A VinFast showroom in California. VinFast
Miss out on Tesla’s first stock offering? Here’s another chance, although with a decidedly different company – VinFast, the Vietnamese EV maker founded just five years ago by dried noodle billionaire-turned-development magnate Phạm Nhật Vượng’s VinGroup.
The automaker has filed with the Securities and Exchange Commission to lunch an initial public offering of its common stock.The number of shares, pricing and offering date haven’t been set yet. VinFast said it intends to list on the Nasdaq Global Market under the symbol “VFS.”
VinFast, which began developing electric vehicles alongside its internal combustion in 2019, has said it will build only EVs starting in 2023. It currently markets two all-electric SUV models in the U.S. – the VF 8 and VF 9 – and displayed two new models, the smaller VF 6 and VF 7 SUVs – at the recent Los Angeles auto show.
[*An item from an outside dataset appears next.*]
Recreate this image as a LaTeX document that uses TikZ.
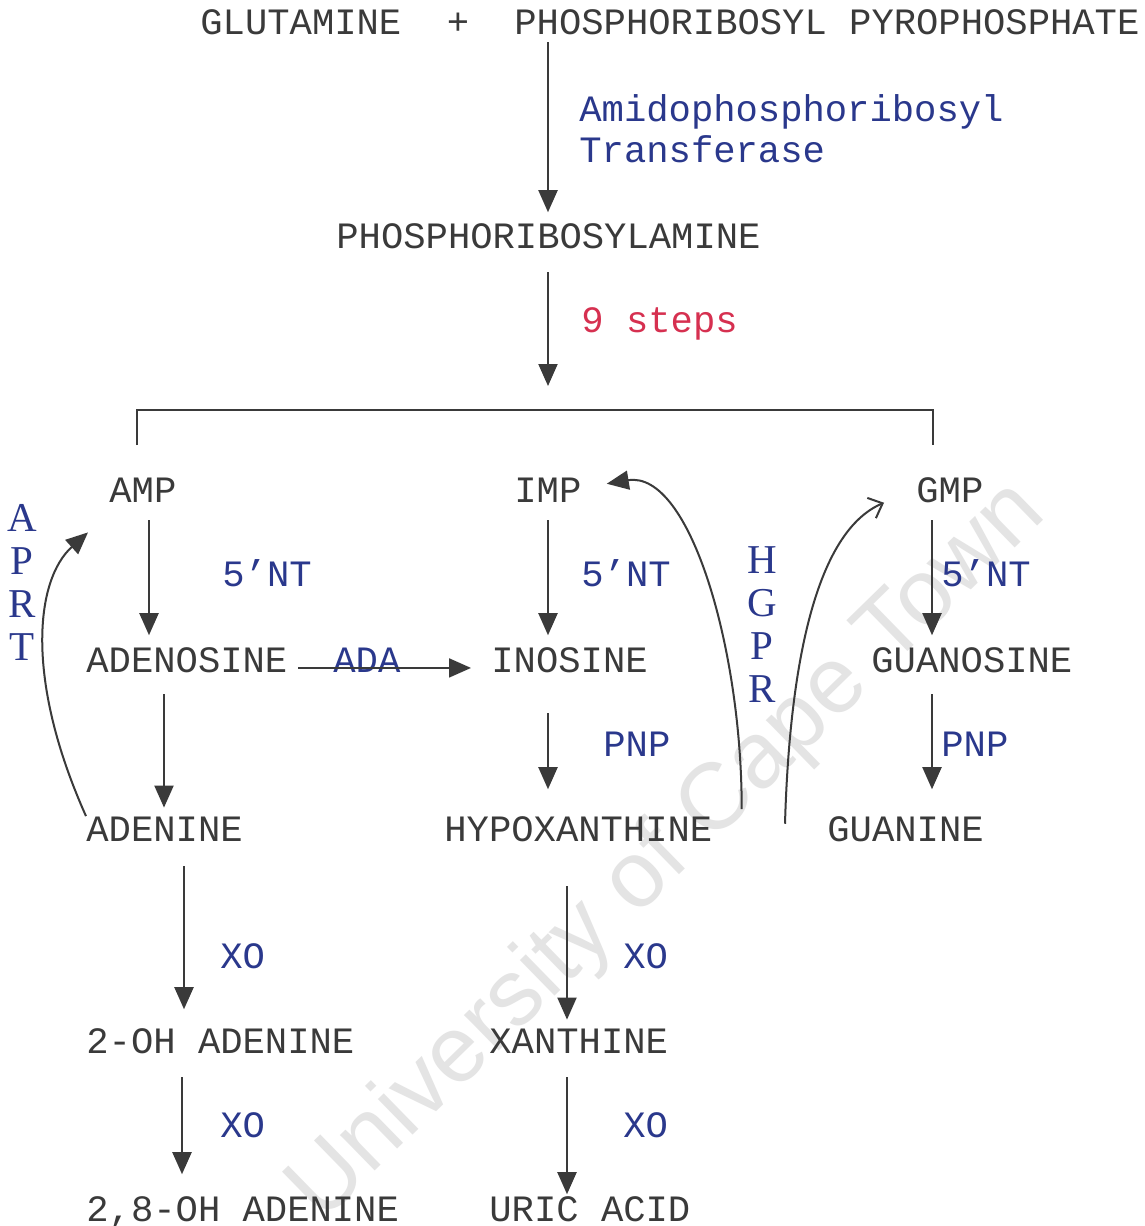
\documentclass[tikz,border=0pt]{standalone}
\usepackage{fontspec}
\setmainfont{Liberation Serif}
\newfontfamily\monof{Liberation Mono}
\newfontfamily\seriff{Liberation Serif}
\newfontfamily\wmf{Liberation Sans}
\usetikzlibrary{arrows.meta}
\definecolor{ink}{RGB}{58,58,58}
\definecolor{enz}{RGB}{42,56,140}
\definecolor{stepred}{RGB}{214,48,80}
\definecolor{wmark}{RGB}{228,228,228}
\begin{document}
\begin{tikzpicture}[x={(0.5pt,0pt)},y={(0pt,-0.5pt)},
  chem/.style={anchor=base west, inner sep=0pt, text=ink, font=\monof\fontsize{18.6}{22}\selectfont},
  enzlab/.style={chem, text=enz},
  redlab/.style={chem, text=stepred},
  letters/.style={inner sep=0pt, text=enz, align=center, font=\seriff\fontsize{20.5}{21.5}\selectfont},
  conn/.style={draw=ink, line width=1pt},
  arr/.style={conn, -{Triangle[length=11pt,width=9.5pt]}},
  openarr/.style={conn, -{Straight Barb[length=6pt,width=11pt,line width=1pt]}},
]
\useasboundingbox (0,0) rectangle (1145,1226);
\fill[white] (0,0) rectangle (1145,1226);

% watermark
\node[rotate=44.3, text=wmark, inner sep=0pt, font=\wmf\fontsize{47}{47}\selectfont] (wm) at (668,852) {University of Cape Town};

% column coordinates
\coordinate (k149) at (149,0);
\coordinate (k164) at (164,0);
\coordinate (k182) at (182,0);
\coordinate (k184) at (184,0);
\coordinate (k548) at (548,0);
\coordinate (k567) at (567,0);
\coordinate (k932) at (932,0);

% top
\node[chem] (glu) at (200,34) {GLUTAMINE};
\node[chem, anchor=base] (plus) at (458,34) {+};
\node[chem] (prpp) at (514,34) {PHOSPHORIBOSYL PYROPHOSPHATE};
\node[enzlab] (enz1a) at (579,121) {Amidophosphoribosyl};
\node[enzlab] (enz1b) at (579,162) {Transferase};
\node[chem] (pra) at (336,248) {PHOSPHORIBOSYLAMINE};
\node[redlab] (nine) at (581,332) {9 steps};

% bracket
\coordinate (brL) at (137,410);
\coordinate (brR) at (933,410);
\coordinate (br) at (548,410);
\draw[conn] ([yshift=-17.5pt]brL) -- (brL) -- (brR) -- ([yshift=-17.5pt]brR);

% nucleotides
\node[chem] (amp) at (109,502) {AMP};
\node[chem] (imp) at (514,502) {IMP};
\node[chem] (gmp) at (916,502) {GMP};
\node[enzlab] (nt1) at (222,586) {5’NT};
\node[enzlab] (nt2) at (581,586) {5’NT};
\node[enzlab] (nt3) at (941,586) {5’NT};
\node[chem] (adenosine) at (86,672) {ADENOSINE};
\node[chem] (inosine) at (491,672) {INOSINE};
\node[chem] (guanosine) at (871,672) {GUANOSINE};
\node[enzlab] (ada) at (333,672) {ADA};
\node[enzlab] (pnp1) at (603,756) {PNP};
\node[enzlab] (pnp2) at (941,756) {PNP};
\node[chem] (adenine) at (86,841) {ADENINE};
\node[chem] (hypox) at (444,841) {HYPOXANTHINE};
\node[chem] (guanine) at (827,841) {GUANINE};
\node[enzlab] (xo1) at (220,968) {XO};
\node[enzlab] (xo2) at (623,968) {XO};
\node[chem] (ohad) at (86,1053) {2-OH ADENINE};
\node[chem] (xan) at (489,1053) {XANTHINE};
\node[enzlab] (xo3) at (220,1137) {XO};
\node[enzlab] (xo4) at (623,1137) {XO};
\node[chem] (ohad28) at (86,1221) {2,8-OH ADENINE};
\node[chem] (uric) at (489,1221) {URIC ACID};

\node[letters] (aprt) at (22,582) {A\\P\\R\\T};
\node[letters] (hgpr) at (762,625) {H\\G\\P\\R};

% straight arrows
\draw[arr, shorten <=4pt, shorten >=5.25pt] (prpp.base -| k548) -- (pra.north -| k548);
\draw[arr, shorten <=12pt, shorten >=12pt] (pra.base -| k548) -- (br);
\draw[arr, shorten <=9pt, shorten >=5.75pt] (amp.base -| k149) -- (adenosine.north -| k149);
\draw[arr, shorten <=9pt, shorten >=5.75pt] (imp.base -| k548) -- (inosine.north -| k548);
\draw[arr, shorten <=9pt, shorten >=5.75pt] (gmp.base -| k932) -- (guanosine.north -| k932);
\draw[arr, shorten <=11pt, shorten >=4.25pt] (adenosine.base -| k164) -- (adenine.north -| k164);
\draw[arr, shorten <=20.5pt, shorten >=13.25pt] (inosine.base -| k548) -- (hypox.north -| k548);
\draw[arr, shorten <=11pt, shorten >=13.25pt] (guanosine.base -| k932) -- (guanine.north -| k932);
\draw[arr, shorten <=12.5pt, shorten >=9.25pt] (adenine.base -| k184) -- (ohad.north -| k184);
\draw[arr, shorten <=22.5pt, shorten >=4.25pt] (hypox.base -| k567) -- (xan.north -| k567);
\draw[arr, shorten <=12pt, shorten >=10.75pt] (ohad.base -| k182) -- (ohad28.north -| k182);
\draw[arr, shorten <=12pt, shorten >=0.75pt] (xan.base -| k567) -- (uric.north -| k567);
\draw[arr, shorten <=5.2pt, shorten >=10pt] ([yshift=-4.1pt]adenosine.east) -- ([yshift=-4.1pt]inosine.west);

% salvage curves
\draw[arr] (adenine.north west) .. controls (25,680) and (35,580) .. ([shift={(-10.5pt,-15pt)}]amp.south west);
\draw[arr] ([shift={(14.5pt,3.25pt)}]hypox.north east) .. controls (742,650) and (690,470) .. ([shift={(12.5pt,3pt)}]imp.east);
\draw[openarr] ([shift={(-21pt,2.5pt)}]guanine.west) .. controls (790,650) and (820,530) .. ([shift={(-16pt,-6.5pt)}]gmp.west);
\end{tikzpicture}
\end{document}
Its vehicles are available with batteries or, for a lower purchase cost, with a unlimited mileage monthly battery subscription and lifetime battery warranty.
VF8 midsize SUVVF9 large SUV
The automaker’s U.S. headquarters are in Los Angeles and it said earlier this year it will build an EV and battery manufacturing plant in North Carolina. VinFast recently announced plans to relocate its global headquarters to Singapore and said it will build a third manufacturing plant, in Germany.
In developing its vehicles, VinFast has partnered with Italian design houses Pininfarinia and Torino Design as well as with Germany’s BMW and Austrian vehicle development and manufacturing group Magna Steyr.
The company, with an 828-acre main facility near Hai Phong was started in 2017 to build small cars and motorcycles in Vietnam but now is expanding globally. It is part of Vietnamese conglomerate VinGroup, founded by that nation’s first billionaire, real estate developer Pham.
VinGroup began as a Vietnamese restaurant in the Ukraine, started by Pham after he graduated from university in Moscow in 1992. The restaurant morphed into an instant noodle and dehydrated food products business he sold to Nestlé for $150 million in 2009. Pham also began property development in Vietnam and after selling the noodle business moved back to Hanoi, where he grew up.
VinGroup now consists of 16 companies in the Services, Technology and Industry segments.